Date Created : 2/13/2023 : Story Author : Isaac Arkoh/Ghanadistricts.com
The ECG and SSNIT had not complied with payments since 2021 and 2022, respectively, to the tune of GHc140, 000.00, the Assembly said.
For ECG, the taskforce first locked up the prepared vending outlets, fault checking area, warehouse, and the main administrative block being occupied by various managers.
At the SSNIT Office, the CCMA task force drove all occupants out and locked the facility, which hosts institutions like the New Times Corporation, Commission on Human Rights and Administrative Justice, and Star Life Insurance.
The exercise affected scores of clients of those institutions who had gone there to transact business or access their services.
Property rate is the amount charged by the metropolitan, municipal, and district assemblies (MMDAs) on immovable property, each year, calculated on the value of the property.
Article 245 of the 1992 Constitution prescribed the functions of district assemblies to include the collection of taxes, rates, duties, and fees for the provision of basic services, such as the construction and maintenance of streets, storm drains, recreational facilities and libraries.
Briefing the media after the exercise, Mr. Jonathan Yeboah, the Metro Finance Officer, who led the team, said the move was necessitated after all efforts to encourage the two institutions to pay proved futile.
“We are not happy with our action today, but we are left with no option after several communications to remind them of the need to pay were unsuccessful,” he said.
“If they had come to the Assembly as we requested and properly engaged us, this would not have happened because we do not take delight in such things.”
Mr.

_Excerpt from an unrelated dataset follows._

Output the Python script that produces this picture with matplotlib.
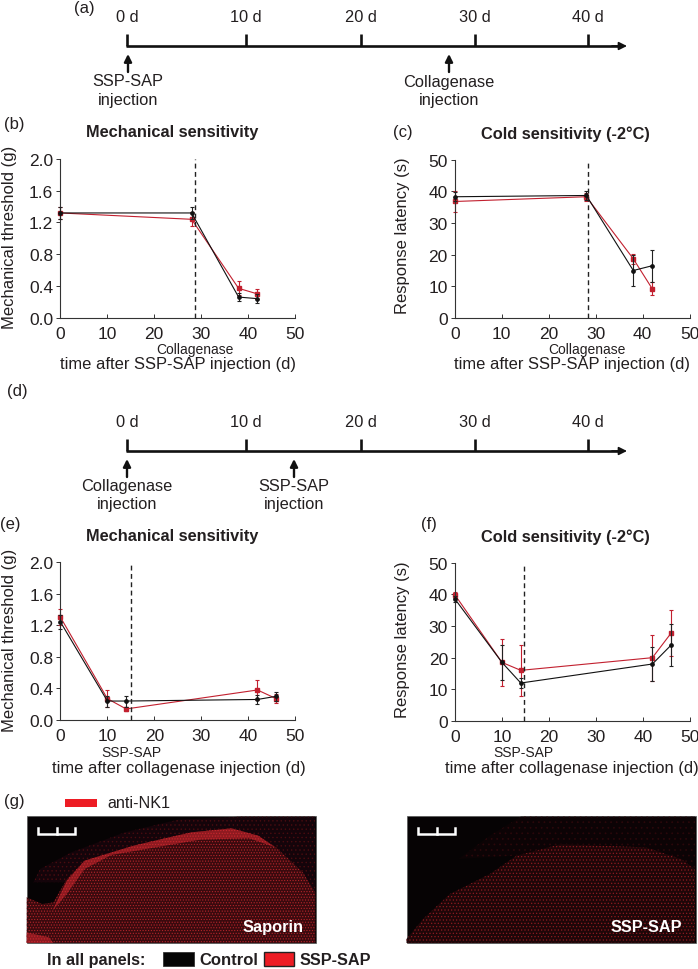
import matplotlib
matplotlib.use('Agg')
import matplotlib.pyplot as plt
from matplotlib.patches import Polygon, Rectangle

plt.rcParams['font.family'] = ['Liberation Sans', 'DejaVu Sans']
plt.rcParams['hatch.linewidth'] = 0.5

W, H = 698, 970
TXT = '#231f20'
RED = '#c2202f'
BLK = '#111111'

# data
days_b = [0, 28, 38, 42]
mech_b_ctrl = [1.32, 1.32, 0.26, 0.24]
mech_b_ctrl_err = [0.08, 0.08, 0.05, 0.06]
mech_b_ssp = [1.32, 1.24, 0.37, 0.30]
mech_b_ssp_err = [0.08, 0.09, 0.09, 0.06]

cold_c_ctrl = [38.3, 38.7, 15.0, 16.5]
cold_c_ctrl_err = [1.5, 1.3, 5.0, 5.0]
cold_c_ssp = [36.8, 38.3, 18.7, 9.3]
cold_c_ssp_err = [3.2, 1.2, 1.5, 2.0]

days_e = [0, 10, 14, 42, 46]
mech_e_ctrl = [1.24, 0.24, 0.24, 0.26, 0.30]
mech_e_ctrl_err = [0.09, 0.07, 0.07, 0.06, 0.06]
mech_e_ssp = [1.30, 0.27, 0.14, 0.38, 0.27]
mech_e_ssp_err = [0.10, 0.11, 0.02, 0.13, 0.06]

cold_f_ctrl = [38.5, 18.5, 12.0, 18.0, 24.0]
cold_f_ctrl_err = [1.0, 5.5, 1.5, 5.5, 6.5]
cold_f_ssp = [39.8, 18.5, 16.0, 20.0, 27.8]
cold_f_ssp_err = [0.8, 7.5, 8.0, 7.3, 7.2]

timeline_labels = ['0 d', '10 d', '20 d', '30 d', '40 d']
timeline_px = [127, 246, 361, 475, 588]
x_ticks = [0, 10, 20, 30, 40, 50]
mech_ticks = [0.0, 0.4, 0.8, 1.2, 1.6, 2.0]
cold_ticks = [0, 10, 20, 30, 40, 50]

fig = plt.figure(figsize=(W / 100, H / 100), dpi=100)

# overlay in pixel coordinates for text and sketches
ov = fig.add_axes([0, 0, 1, 1])
ov.set_xlim(0, W)
ov.set_ylim(H, 0)
ov.axis('off')


def label(x, y, s, size=12, **kw):
    kw.setdefault('color', TXT)
    ov.text(x, y, s, fontsize=size, ha=kw.pop('ha', 'center'), va='center', **kw)


def timeline(y, arrows):
    ov.plot([timeline_px[0] - 1, 620], [y, y], color=BLK, lw=1.9, solid_capstyle='butt')
    ov.annotate('', xy=(627, y), xytext=(612, y),
                arrowprops=dict(arrowstyle='-|>', color=BLK, lw=1.2, mutation_scale=12,
                                shrinkA=0, shrinkB=0))
    for px, s in zip(timeline_px, timeline_labels):
        ov.plot([px, px], [y, y - 12], color=BLK, lw=1.9, solid_capstyle='butt')
        label(px, y - 29, s, 11.8)
    for px, s in arrows:
        ov.annotate('', xy=(px, y + 8), xytext=(px, y + 26),
                    arrowprops=dict(arrowstyle='-|>', color=BLK, lw=1.7, mutation_scale=11,
                                    shrinkA=0, shrinkB=0))
        label(px, y + 35, s, 11.8)
        label(px, y + 53, 'injection', 11.8)


timeline(47, [(128, 'SSP-SAP'), (449, 'Collagenase')])
timeline(452, [(127, 'Collagenase'), (294, 'SSP-SAP')])


def panel(box, days, ctrl, ctrl_err, ssp, ssp_err, ymax, yticks, yfmt, dash):
    x0, x1, ytop, ybot = box
    ax = fig.add_axes([x0 / W, 1 - ybot / H, (x1 - x0) / W, (ybot - ytop) / H])
    ax.patch.set_alpha(0)
    ax.errorbar(days, ssp, yerr=ssp_err, color=RED, ecolor=RED, lw=0.8, elinewidth=0.8,
                capsize=1.6, capthick=0.8, marker='s', ms=2.6, clip_on=False, zorder=2)
    ax.errorbar(days, ctrl, yerr=ctrl_err, color=BLK, ecolor='#222222', lw=0.8, elinewidth=0.8,
                capsize=1.6, capthick=0.8, marker='o', ms=2.4, clip_on=False, zorder=3)
    ax.plot([dash, dash], [0, ymax], color='#222222', lw=1.0, ls=(0, (3.5, 2.5)),
            clip_on=False, zorder=4)
    ax.set_xlim(0, 50)
    ax.set_ylim(0, ymax)
    ax.set_xticks(x_ticks)
    ax.set_yticks(yticks)
    ax.set_yticklabels([yfmt.format(t) for t in yticks])
    ax.tick_params(axis='x', direction='in', length=3, width=0.7, colors='#333333',
                   labelsize=12.5, pad=6, labelcolor=TXT)
    ax.tick_params(axis='y', direction='out', length=3, width=0.7, colors='#333333',
                   labelsize=12.5, pad=2, labelcolor=TXT)
    for sp in ['top', 'right']:
        ax.spines[sp].set_visible(False)
    for sp in ['left', 'bottom']:
        ax.spines[sp].set_linewidth(0.8)
        ax.spines[sp].set_color('#333333')
    return ax


panel((60, 295, 160, 318.7), days_b, mech_b_ctrl, mech_b_ctrl_err, mech_b_ssp, mech_b_ssp_err,
      2.0, mech_ticks, '{:.1f}', 28.7)
panel((454.7, 689.7, 160.7, 319), days_b, cold_c_ctrl, cold_c_ctrl_err, cold_c_ssp, cold_c_ssp_err,
      50, cold_ticks, '{:d}', 28.3)
panel((60.5, 295, 563, 721), days_e, mech_e_ctrl, mech_e_ctrl_err, mech_e_ssp, mech_e_ssp_err,
      2.0, mech_ticks, '{:.1f}', 15)
panel((455, 690, 563.7, 722), days_e, cold_f_ctrl, cold_f_ctrl_err, cold_f_ssp, cold_f_ssp_err,
      50, cold_ticks, '{:d}', 14.7)

# panel letters
for x, y, s in [(84, 8, '(a)'), (14, 124, '(b)'), (403, 133, '(c)'), (17, 392, '(d)'),
                (10, 525, '(e)'), (429, 525, '(f)'), (14, 802, '(g)')]:
    label(x, y, s, 12)

# titles
for x, y, s in [(172, 132, 'Mechanical sensitivity'), (565, 134, 'Cold sensitivity (-2°C)'),
                (172, 537, 'Mechanical sensitivity'), (565, 537, 'Cold sensitivity (-2°C)')]:
    label(x, y, s, 11.8, fontweight='bold')

# axis labels
for x, y, s in [(9.5, 237, 'Mechanical threshold (g)'), (403, 236, 'Response latency (s)'),
                (10, 640, 'Mechanical threshold (g)'), (403, 640, 'Response latency (s)')]:
    label(x, y, s, 12, rotation=90)
for x, y, s in [(178, 365, 'time after SSP-SAP injection (d)'), (572, 365, 'time after SSP-SAP injection (d)'),
                (179, 769, 'time after collagenase injection (d)'), (572, 769, 'time after collagenase injection (d)')]:
    label(x, y, s, 11.9)
for x, y, s in [(195, 350, 'Collagenase'), (587, 350, 'Collagenase'), (131, 753, 'SSP-SAP'), (523, 753, 'SSP-SAP')]:
    label(x, y, s, 10)


# micrographs, sketched as dotted regions (zoom-crop coordinates)
def zp(pts):
    return [(zx / 2.246, 770 + zy / 3) for zx, zy in pts]


def micrograph(x, regions):
    ov.add_patch(Rectangle((x, 817.3), 289, 127, fc='#060304', ec='#555555', lw=0.5, zorder=1))
    for pts, col, dots, hatch in regions:
        ov.add_patch(Polygon(zp(pts), closed=True, fc=col, ec=dots, lw=0, hatch=hatch, zorder=2))


left_regions = [
    ([(75, 340), (90, 300), (160, 250), (280, 190), (400, 152), (540, 143), (708, 143), (708, 370), (150, 340)],
     '#14040a', '#4a0c10', '....'),
    ([(60, 385), (95, 405), (120, 400), (150, 330), (190, 275), (300, 230), (380, 205), (430, 190), (520, 178),
      (580, 200), (620, 235), (680, 310), (708, 370), (708, 522), (60, 522)], '#3a0a0e', '#b3242a', '......'),
    ([(118, 425), (150, 335), (190, 275), (300, 230), (380, 205), (430, 190), (520, 178), (580, 200), (618, 235),
      (560, 208), (450, 212), (350, 235), (250, 258), (190, 300), (150, 375)], '#8e1a20', '#c8282e', '......'),
    ([(60, 490), (110, 505), (120, 522), (60, 522)], '#8e1a20', '#c8282e', '......'),
]
right_regions = [
    ([(1030, 270), (1100, 200), (1170, 143), (1561, 143), (1561, 300), (1450, 235), (1260, 225), (1160, 260)],
     '#0c0305', '#2c080b', '...'),
    ([(913, 510), (950, 450), (1010, 375), (1100, 315), (1160, 260), (1260, 225), (1350, 230), (1450, 235),
      (1530, 270), (1561, 300), (1561, 522), (913, 522)], '#1e0608', '#8c1a20', '.....'),
]
micrograph(26.7, left_regions)
micrograph(406.5, right_regions)

for x in [38, 418]:
    ov.plot([x, x, x + 37, x + 37], [829, 835, 835, 829], color='white', lw=1.8, zorder=3,
            solid_joinstyle='miter')
    ov.plot([x + 18.5, x + 18.5], [829, 835], color='white', lw=1.8, zorder=3)
label(273, 928, 'Saporin', 11.8, color='white', fontweight='bold', zorder=3)
label(646, 928, 'SSP-SAP', 11.7, color='white', fontweight='bold', zorder=3)

# legends
ov.add_patch(Rectangle((65, 800), 32, 8, fc='#ed1c24', ec='none'))
label(107, 804, 'anti-NK1', 11.6, ha='left')
label(47, 961, 'In all panels:', 11.7, ha='left', fontweight='bold')
ov.add_patch(Rectangle((163, 953), 31, 14, fc='#050505', ec='#333333', lw=0.6))
label(199, 961, 'Control', 12, ha='left', fontweight='bold')
ov.add_patch(Rectangle((264, 953), 30, 14, fc='#ed1c24', ec='#222222', lw=1))
label(300, 961, 'SSP-SAP', 11.7, ha='left', fontweight='bold')

fig.savefig('out.png', dpi=100)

Yeboah expressed the Assembly’s determination to employ all legal means to claim the arrears to rake in the needed revenue to implement development projects.
He advised other institutions owing the Assembly to quickly engage the authorities to institute payment plans that would insure good faith.
He noted that the Assembly had ceded its property rate collection from January 2023 to the Ghana Revenue Authority (GRA).
Some officials of the two institutions, who pleaded anonymity, expressed worry over the exercise, saying it had affected their operations as many customers were left stranded.
At the ECG office, a staff member, who appeared angry, told the taskforce that the exercise was unprofessional and wrong.
At the SSNIT office, an official, who said he was an accounts officer, told the CCMA team that his office had paid all the property rates and was surprised about the exercise.
“We have been embarrassed, disgraced and dragged out of our offices over non-payment of permits and rates.”
“I know the property rate has been paid to an account, but we have been asked by the Assembly to transfer into another account, so I am confused about the operation,” he said.